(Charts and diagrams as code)

%%

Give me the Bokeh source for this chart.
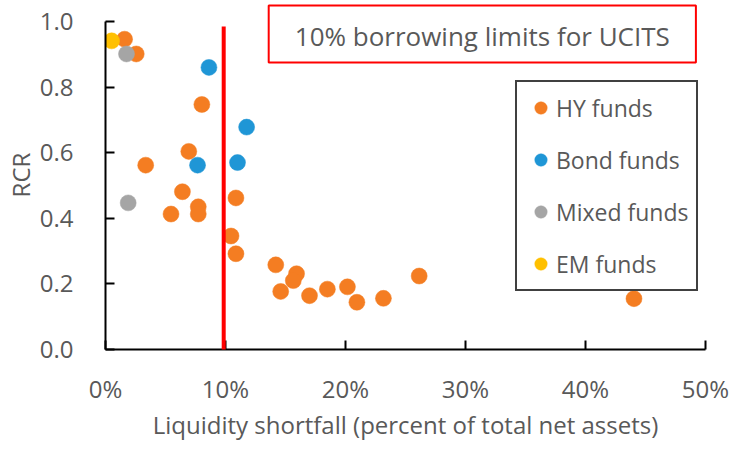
from bokeh.plotting import figure
from bokeh.models import Range1d, FixedTicker, BoxAnnotation, Label
from bokeh.embed import file_html
from bokeh.resources import INLINE

# ---- data (x: liquidity shortfall, % of total net assets; y: RCR) ----
hy_x = [1.59, 2.56, 8.03, 6.94, 3.35, 6.41, 5.46, 7.73, 7.73, 10.87, 10.46, 10.87,
        14.19, 15.92, 15.65, 14.60, 17.00, 18.49, 20.16, 20.95, 23.16, 26.14, 44.04]
hy_y = [0.946, 0.901, 0.747, 0.604, 0.562, 0.481, 0.413, 0.435, 0.413, 0.462, 0.346, 0.292,
        0.258, 0.231, 0.210, 0.177, 0.164, 0.184, 0.191, 0.144, 0.156, 0.224, 0.155]

bond_x = [8.62, 11.76, 11.00, 7.67]
bond_y = [0.860, 0.678, 0.570, 0.562]

mixed_x = [1.75, 1.89]
mixed_y = [0.901, 0.447]

em_x = [0.51]
em_y = [0.941]

series_names = ["HY funds", "Bond funds", "Mixed funds", "EM funds"]
series_colors = ["#F47D22", "#1F96D6", "#A5A5A5", "#FFC000"]

x_ticks = [0, 10, 20, 30, 40, 50]
x_tick_labels = ["0%", "10%", "20%", "30%", "40%", "50%"]
y_ticks = [0.0, 0.2, 0.4, 0.6, 0.8, 1.0]
y_tick_labels = ["0.0", "0.2", "0.4", "0.6", "0.8", "1.0"]

x_title = "Liquidity shortfall (percent of total net assets)"
y_title = "RCR"
note_text = "10% borrowing limits for UCITS"

borrowing_limit = 9.85        # 10% borrowing limit line position on the chart
limit_line_top = 0.985

FONT = "Open Sans"
GREY = "#595959"

p = figure(width=730, height=443, output_backend="svg", toolbar_location=None,
           x_range=Range1d(0, 50), y_range=Range1d(0, 1.064),
           min_border_left=103, min_border_right=25, min_border_top=0,
           min_border_bottom=93,
           x_axis_label=x_title, y_axis_label=y_title)
p.grid.visible = False
p.outline_line_color = None
p.background_fill_color = "white"
p.border_fill_color = "white"

p.xaxis.ticker = FixedTicker(ticks=x_ticks)
p.xaxis.major_label_overrides = {t: l for t, l in zip(x_ticks, x_tick_labels)}
p.yaxis.ticker = FixedTicker(ticks=y_ticks)
p.yaxis.major_label_overrides = {t: l for t, l in zip(y_ticks, y_tick_labels)}
p.yaxis.bounds = (0, 1)

for ax in (p.xaxis[0], p.yaxis[0]):
    ax.axis_line_color = "black"
    ax.axis_line_width = 2
    ax.major_tick_line_color = "black"
    ax.major_tick_line_width = 2
    ax.major_tick_in = 9
    ax.major_tick_out = 0
    ax.minor_tick_line_color = None
    ax.major_label_text_font = FONT
    ax.major_label_text_font_size = "24px"
    ax.major_label_text_color = GREY
    ax.axis_label_text_font = FONT
    ax.axis_label_text_font_size = "24px"
    ax.axis_label_text_font_style = "normal"
    ax.axis_label_text_color = GREY

p.xaxis.major_label_standoff = 22
p.xaxis.axis_label_standoff = 0
p.yaxis.major_label_standoff = 32
p.yaxis.axis_label_standoff = 0

# red limit line
lim = p.segment(x0=[borrowing_limit], y0=[0], x1=[borrowing_limit], y1=[limit_line_top],
                line_color="#FF0000", line_width=4)
lim.level = "overlay"

# scatter series
for xs, ys, name, col in zip([hy_x, bond_x, mixed_x, em_x],
                             [hy_y, bond_y, mixed_y, em_y],
                             series_names, series_colors):
    p.scatter(xs, ys, size=16, fill_color=col, line_color=col, line_alpha=0.5,
              line_width=1, legend_label=name)

leg = p.legend[0]
leg.location = (410, 58)
leg.margin = 0
leg.padding = 8
leg.spacing = 17
leg.glyph_width = 31
leg.glyph_height = 35
leg.label_standoff = 0
leg.label_text_font = FONT
leg.label_text_font_size = "23px"
leg.label_text_color = GREY
leg.border_line_color = "#404040"
leg.border_line_alpha = 1.0
leg.border_line_width = 2
leg.background_fill_color = "white"
leg.background_fill_alpha = 1.0

# annotation box
box = BoxAnnotation(left=13.6, right=49.2, top=1.049, bottom=0.875,
                    fill_alpha=0, line_color="#FF0000", line_alpha=1.0, line_width=2)
p.add_layout(box)
p.add_layout(Label(x=31.4, y=0.957, text=note_text, text_align="center",
                   text_baseline="middle", text_font=FONT, text_font_size="26px",
                   text_color=GREY))

open("out.html", "w").write(file_html(p, INLINE))
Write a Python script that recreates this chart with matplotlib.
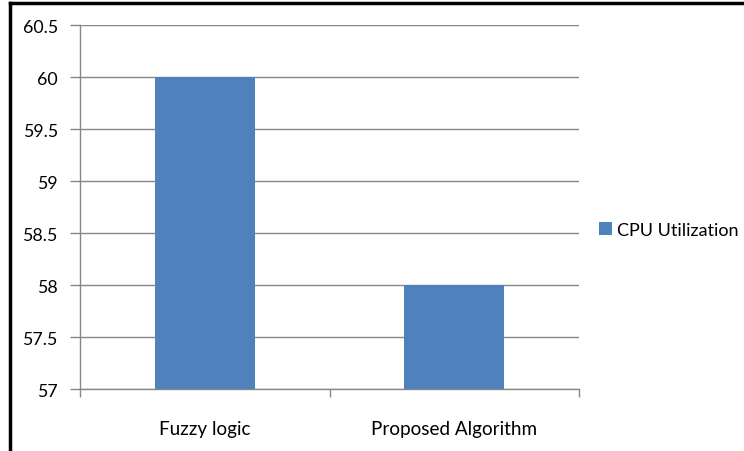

%%

The data above needs to be retyped exactly, with the images left out.

### Answer to the exercise
Give me the Bokeh source for this chart.
from bokeh.plotting import figure
from bokeh.models import Range1d, FixedTicker, BoxAnnotation, Label
from bokeh.embed import file_html
from bokeh.resources import INLINE

# ---- data (x: liquidity shortfall, % of total net assets; y: RCR) ----
hy_x = [1.59, 2.56, 8.03, 6.94, 3.35, 6.41, 5.46, 7.73, 7.73, 10.87, 10.46, 10.87,
        14.19, 15.92, 15.65, 14.60, 17.00, 18.49, 20.16, 20.95, 23.16, 26.14, 44.04]
hy_y = [0.946, 0.901, 0.747, 0.604, 0.562, 0.481, 0.413, 0.435, 0.413, 0.462, 0.346, 0.292,
        0.258, 0.231, 0.210, 0.177, 0.164, 0.184, 0.191, 0.144, 0.156, 0.224, 0.155]

bond_x = [8.62, 11.76, 11.00, 7.67]
bond_y = [0.860, 0.678, 0.570, 0.562]

mixed_x = [1.75, 1.89]
mixed_y = [0.901, 0.447]

em_x = [0.51]
em_y = [0.941]

series_names = ["HY funds", "Bond funds", "Mixed funds", "EM funds"]
series_colors = ["#F47D22", "#1F96D6", "#A5A5A5", "#FFC000"]

x_ticks = [0, 10, 20, 30, 40, 50]
x_tick_labels = ["0%", "10%", "20%", "30%", "40%", "50%"]
y_ticks = [0.0, 0.2, 0.4, 0.6, 0.8, 1.0]
y_tick_labels = ["0.0", "0.2", "0.4", "0.6", "0.8", "1.0"]

x_title = "Liquidity shortfall (percent of total net assets)"
y_title = "RCR"
note_text = "10% borrowing limits for UCITS"

borrowing_limit = 9.85        # 10% borrowing limit line position on the chart
limit_line_top = 0.985

FONT = "Open Sans"
GREY = "#595959"

p = figure(width=730, height=443, output_backend="svg", toolbar_location=None,
           x_range=Range1d(0, 50), y_range=Range1d(0, 1.064),
           min_border_left=103, min_border_right=25, min_border_top=0,
           min_border_bottom=93,
           x_axis_label=x_title, y_axis_label=y_title)
p.grid.visible = False
p.outline_line_color = None
p.background_fill_color = "white"
p.border_fill_color = "white"

p.xaxis.ticker = FixedTicker(ticks=x_ticks)
p.xaxis.major_label_overrides = {t: l for t, l in zip(x_ticks, x_tick_labels)}
p.yaxis.ticker = FixedTicker(ticks=y_ticks)
p.yaxis.major_label_overrides = {t: l for t, l in zip(y_ticks, y_tick_labels)}
p.yaxis.bounds = (0, 1)

for ax in (p.xaxis[0], p.yaxis[0]):
    ax.axis_line_color = "black"
    ax.axis_line_width = 2
    ax.major_tick_line_color = "black"
    ax.major_tick_line_width = 2
    ax.major_tick_in = 9
    ax.major_tick_out = 0
    ax.minor_tick_line_color = None
    ax.major_label_text_font = FONT
    ax.major_label_text_font_size = "24px"
    ax.major_label_text_color = GREY
    ax.axis_label_text_font = FONT
    ax.axis_label_text_font_size = "24px"
    ax.axis_label_text_font_style = "normal"
    ax.axis_label_text_color = GREY

p.xaxis.major_label_standoff = 22
p.xaxis.axis_label_standoff = 0
p.yaxis.major_label_standoff = 32
p.yaxis.axis_label_standoff = 0

# red limit line
lim = p.segment(x0=[borrowing_limit], y0=[0], x1=[borrowing_limit], y1=[limit_line_top],
                line_color="#FF0000", line_width=4)
lim.level = "overlay"

# scatter series
for xs, ys, name, col in zip([hy_x, bond_x, mixed_x, em_x],
                             [hy_y, bond_y, mixed_y, em_y],
                             series_names, series_colors):
    p.scatter(xs, ys, size=16, fill_color=col, line_color=col, line_alpha=0.5,
              line_width=1, legend_label=name)

leg = p.legend[0]
leg.location = (410, 58)
leg.margin = 0
leg.padding = 8
leg.spacing = 17
leg.glyph_width = 31
leg.glyph_height = 35
leg.label_standoff = 0
leg.label_text_font = FONT
leg.label_text_font_size = "23px"
leg.label_text_color = GREY
leg.border_line_color = "#404040"
leg.border_line_alpha = 1.0
leg.border_line_width = 2
leg.background_fill_color = "white"
leg.background_fill_alpha = 1.0

# annotation box
box = BoxAnnotation(left=13.6, right=49.2, top=1.049, bottom=0.875,
                    fill_alpha=0, line_color="#FF0000", line_alpha=1.0, line_width=2)
p.add_layout(box)
p.add_layout(Label(x=31.4, y=0.957, text=note_text, text_align="center",
                   text_baseline="middle", text_font=FONT, text_font_size="26px",
                   text_color=GREY))

open("out.html", "w").write(file_html(p, INLINE))
Write a Python script that recreates this chart with matplotlib.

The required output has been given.